==== Supplied entries ====
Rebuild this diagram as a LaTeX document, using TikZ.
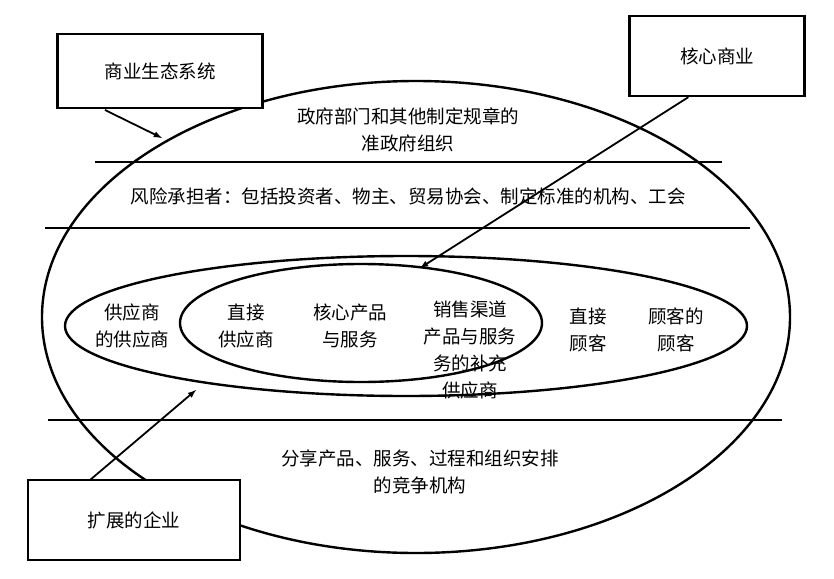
====
==== Supplied entries ====
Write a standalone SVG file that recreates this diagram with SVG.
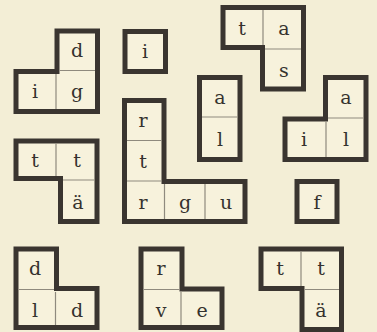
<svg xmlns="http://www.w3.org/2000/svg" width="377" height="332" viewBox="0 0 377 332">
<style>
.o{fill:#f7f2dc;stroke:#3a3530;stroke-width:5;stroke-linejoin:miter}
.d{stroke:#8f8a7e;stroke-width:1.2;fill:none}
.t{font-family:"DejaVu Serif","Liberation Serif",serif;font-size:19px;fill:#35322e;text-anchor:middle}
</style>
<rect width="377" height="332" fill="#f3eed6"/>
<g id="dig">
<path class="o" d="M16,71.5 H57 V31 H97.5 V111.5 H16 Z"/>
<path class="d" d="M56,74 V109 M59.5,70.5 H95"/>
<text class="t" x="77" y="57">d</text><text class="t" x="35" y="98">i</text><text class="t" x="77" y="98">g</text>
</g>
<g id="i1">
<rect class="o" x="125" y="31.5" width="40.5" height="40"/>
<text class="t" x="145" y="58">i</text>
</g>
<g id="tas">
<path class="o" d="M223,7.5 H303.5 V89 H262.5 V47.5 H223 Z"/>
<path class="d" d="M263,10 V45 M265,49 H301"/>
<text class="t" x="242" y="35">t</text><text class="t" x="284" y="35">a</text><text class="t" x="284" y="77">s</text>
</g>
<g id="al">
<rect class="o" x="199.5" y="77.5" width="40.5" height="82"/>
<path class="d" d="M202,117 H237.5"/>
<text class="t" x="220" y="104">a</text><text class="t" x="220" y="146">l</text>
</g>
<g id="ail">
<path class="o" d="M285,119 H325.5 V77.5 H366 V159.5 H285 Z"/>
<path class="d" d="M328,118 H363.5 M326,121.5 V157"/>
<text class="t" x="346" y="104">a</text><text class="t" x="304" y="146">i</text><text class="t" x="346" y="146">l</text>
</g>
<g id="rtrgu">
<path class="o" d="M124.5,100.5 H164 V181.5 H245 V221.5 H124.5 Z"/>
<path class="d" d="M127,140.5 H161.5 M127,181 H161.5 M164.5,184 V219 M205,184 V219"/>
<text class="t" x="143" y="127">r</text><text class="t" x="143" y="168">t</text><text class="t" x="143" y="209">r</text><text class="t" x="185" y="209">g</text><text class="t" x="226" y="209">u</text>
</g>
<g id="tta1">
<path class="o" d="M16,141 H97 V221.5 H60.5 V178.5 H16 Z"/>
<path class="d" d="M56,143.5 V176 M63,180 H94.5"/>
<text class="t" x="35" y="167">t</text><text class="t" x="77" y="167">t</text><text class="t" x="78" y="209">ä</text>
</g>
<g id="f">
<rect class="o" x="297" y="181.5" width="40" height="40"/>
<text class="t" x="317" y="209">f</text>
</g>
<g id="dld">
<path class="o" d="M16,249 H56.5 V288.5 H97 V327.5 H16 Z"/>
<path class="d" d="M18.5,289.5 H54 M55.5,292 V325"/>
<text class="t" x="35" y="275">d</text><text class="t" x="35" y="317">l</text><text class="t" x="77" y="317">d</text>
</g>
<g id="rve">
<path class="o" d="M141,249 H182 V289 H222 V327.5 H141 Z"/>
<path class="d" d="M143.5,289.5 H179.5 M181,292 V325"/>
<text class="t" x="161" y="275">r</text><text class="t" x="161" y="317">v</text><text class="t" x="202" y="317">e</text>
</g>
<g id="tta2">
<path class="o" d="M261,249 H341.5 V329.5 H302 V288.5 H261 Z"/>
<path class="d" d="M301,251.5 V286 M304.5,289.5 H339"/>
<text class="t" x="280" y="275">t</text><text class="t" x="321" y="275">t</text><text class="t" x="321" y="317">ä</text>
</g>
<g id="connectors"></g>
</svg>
====
==== Supplied entries ====
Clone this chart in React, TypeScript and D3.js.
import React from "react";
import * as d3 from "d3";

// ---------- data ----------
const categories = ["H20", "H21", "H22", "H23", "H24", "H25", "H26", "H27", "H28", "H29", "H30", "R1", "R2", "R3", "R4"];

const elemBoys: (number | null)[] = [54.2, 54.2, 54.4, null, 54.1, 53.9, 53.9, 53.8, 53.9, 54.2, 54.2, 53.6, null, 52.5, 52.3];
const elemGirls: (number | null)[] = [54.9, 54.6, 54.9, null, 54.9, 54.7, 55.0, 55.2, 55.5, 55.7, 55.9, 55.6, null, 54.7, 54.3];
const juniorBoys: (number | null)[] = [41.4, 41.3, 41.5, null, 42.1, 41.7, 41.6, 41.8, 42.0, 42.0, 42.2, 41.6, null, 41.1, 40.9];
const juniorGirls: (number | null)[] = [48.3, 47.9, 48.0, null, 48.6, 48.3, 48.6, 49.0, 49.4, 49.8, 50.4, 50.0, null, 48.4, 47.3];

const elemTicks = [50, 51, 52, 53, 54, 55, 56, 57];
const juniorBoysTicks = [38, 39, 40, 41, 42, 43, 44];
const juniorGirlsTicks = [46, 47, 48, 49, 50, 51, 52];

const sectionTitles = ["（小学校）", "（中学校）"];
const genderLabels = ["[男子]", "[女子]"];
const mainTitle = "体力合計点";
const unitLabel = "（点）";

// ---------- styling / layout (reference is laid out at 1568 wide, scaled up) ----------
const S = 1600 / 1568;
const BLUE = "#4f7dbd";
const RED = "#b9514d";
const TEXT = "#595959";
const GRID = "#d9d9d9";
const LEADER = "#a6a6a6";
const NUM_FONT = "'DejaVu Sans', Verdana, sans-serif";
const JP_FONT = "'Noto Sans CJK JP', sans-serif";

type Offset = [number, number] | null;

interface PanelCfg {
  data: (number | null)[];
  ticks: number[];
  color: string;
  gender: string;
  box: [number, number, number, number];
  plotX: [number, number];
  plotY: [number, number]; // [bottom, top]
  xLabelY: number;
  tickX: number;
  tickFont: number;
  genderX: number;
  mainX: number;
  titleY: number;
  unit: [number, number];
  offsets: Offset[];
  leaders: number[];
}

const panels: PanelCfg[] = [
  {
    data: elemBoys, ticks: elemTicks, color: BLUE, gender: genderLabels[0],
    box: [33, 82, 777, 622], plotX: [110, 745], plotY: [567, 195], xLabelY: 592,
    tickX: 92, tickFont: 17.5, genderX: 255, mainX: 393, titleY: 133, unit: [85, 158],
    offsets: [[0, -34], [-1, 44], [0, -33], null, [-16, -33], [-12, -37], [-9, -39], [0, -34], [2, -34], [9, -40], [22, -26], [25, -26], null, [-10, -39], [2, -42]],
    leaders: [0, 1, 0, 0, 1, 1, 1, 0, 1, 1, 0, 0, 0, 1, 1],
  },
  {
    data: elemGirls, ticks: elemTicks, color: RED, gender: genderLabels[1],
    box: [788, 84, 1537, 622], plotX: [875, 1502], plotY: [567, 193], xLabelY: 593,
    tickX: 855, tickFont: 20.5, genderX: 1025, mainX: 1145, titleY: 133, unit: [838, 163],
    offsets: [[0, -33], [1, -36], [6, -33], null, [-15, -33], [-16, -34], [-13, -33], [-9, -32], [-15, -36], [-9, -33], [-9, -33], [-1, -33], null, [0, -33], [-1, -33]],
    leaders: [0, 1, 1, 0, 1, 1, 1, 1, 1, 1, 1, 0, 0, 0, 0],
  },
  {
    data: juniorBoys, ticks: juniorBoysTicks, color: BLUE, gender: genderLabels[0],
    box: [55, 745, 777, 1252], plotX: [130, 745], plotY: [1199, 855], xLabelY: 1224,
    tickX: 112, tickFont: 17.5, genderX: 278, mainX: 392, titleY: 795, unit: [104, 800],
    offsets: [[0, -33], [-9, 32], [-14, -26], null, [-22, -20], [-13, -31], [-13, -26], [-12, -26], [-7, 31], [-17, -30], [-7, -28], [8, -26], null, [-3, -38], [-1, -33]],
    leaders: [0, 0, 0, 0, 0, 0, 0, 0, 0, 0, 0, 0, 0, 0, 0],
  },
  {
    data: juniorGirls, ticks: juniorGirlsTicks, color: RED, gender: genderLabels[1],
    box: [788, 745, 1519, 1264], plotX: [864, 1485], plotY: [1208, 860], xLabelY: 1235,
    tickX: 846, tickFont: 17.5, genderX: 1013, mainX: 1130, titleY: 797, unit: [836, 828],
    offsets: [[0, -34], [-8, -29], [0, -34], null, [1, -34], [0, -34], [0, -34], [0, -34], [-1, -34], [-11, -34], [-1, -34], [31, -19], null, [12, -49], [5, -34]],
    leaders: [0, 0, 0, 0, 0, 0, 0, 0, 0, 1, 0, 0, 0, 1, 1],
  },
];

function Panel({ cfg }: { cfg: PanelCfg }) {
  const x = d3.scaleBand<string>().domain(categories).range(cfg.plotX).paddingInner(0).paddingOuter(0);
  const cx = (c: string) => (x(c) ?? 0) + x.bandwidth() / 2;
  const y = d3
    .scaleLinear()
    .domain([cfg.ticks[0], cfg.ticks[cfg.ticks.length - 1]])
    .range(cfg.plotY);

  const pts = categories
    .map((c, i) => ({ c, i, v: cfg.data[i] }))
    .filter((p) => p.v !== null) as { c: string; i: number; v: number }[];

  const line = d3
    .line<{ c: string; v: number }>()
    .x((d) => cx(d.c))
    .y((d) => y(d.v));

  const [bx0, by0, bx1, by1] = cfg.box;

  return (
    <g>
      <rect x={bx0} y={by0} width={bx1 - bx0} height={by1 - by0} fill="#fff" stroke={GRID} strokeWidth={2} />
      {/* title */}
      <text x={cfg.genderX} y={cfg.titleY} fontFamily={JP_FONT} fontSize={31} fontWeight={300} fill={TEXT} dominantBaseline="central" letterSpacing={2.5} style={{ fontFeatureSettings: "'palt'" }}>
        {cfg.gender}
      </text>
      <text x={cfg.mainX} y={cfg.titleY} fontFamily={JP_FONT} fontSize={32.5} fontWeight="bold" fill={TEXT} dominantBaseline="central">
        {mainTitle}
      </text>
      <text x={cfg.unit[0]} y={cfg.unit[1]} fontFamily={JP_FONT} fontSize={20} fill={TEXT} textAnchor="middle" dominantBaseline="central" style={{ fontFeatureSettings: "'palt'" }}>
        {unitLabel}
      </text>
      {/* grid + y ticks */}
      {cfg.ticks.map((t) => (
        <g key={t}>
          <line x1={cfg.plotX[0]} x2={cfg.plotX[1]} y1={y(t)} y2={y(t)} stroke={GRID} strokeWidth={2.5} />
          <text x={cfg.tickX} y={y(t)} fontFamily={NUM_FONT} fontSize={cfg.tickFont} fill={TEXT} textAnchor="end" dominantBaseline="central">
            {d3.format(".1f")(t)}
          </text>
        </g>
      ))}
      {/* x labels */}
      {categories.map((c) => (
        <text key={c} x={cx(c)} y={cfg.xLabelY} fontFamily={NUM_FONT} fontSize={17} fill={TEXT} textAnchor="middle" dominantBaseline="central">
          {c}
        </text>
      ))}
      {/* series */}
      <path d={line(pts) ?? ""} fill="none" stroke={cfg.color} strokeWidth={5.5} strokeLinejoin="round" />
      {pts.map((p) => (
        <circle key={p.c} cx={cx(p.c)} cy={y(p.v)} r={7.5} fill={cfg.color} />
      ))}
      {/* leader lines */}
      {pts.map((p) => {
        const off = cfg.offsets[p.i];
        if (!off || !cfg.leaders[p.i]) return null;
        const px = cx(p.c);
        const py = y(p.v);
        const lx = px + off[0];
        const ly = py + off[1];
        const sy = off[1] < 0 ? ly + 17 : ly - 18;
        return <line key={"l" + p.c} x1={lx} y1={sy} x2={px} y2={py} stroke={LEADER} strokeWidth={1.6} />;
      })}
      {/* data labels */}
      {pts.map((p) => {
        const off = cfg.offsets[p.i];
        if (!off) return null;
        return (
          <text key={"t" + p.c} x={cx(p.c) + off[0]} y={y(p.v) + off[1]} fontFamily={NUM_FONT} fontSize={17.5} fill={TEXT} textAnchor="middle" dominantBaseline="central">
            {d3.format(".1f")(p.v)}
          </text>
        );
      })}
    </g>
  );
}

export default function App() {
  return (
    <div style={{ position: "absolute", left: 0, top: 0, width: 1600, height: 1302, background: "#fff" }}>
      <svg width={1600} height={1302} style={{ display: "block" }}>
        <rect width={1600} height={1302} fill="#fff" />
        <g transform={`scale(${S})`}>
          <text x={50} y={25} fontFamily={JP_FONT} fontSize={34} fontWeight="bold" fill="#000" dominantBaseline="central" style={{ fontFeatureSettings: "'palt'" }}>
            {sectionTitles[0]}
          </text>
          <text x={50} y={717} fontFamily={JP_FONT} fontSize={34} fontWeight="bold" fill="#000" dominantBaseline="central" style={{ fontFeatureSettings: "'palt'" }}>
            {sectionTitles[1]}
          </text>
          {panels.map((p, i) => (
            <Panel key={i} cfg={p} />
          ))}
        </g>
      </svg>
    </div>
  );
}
====
■ **Request**
Say how many lines contain "this", and give nothing but that number.

■ **Solution**
3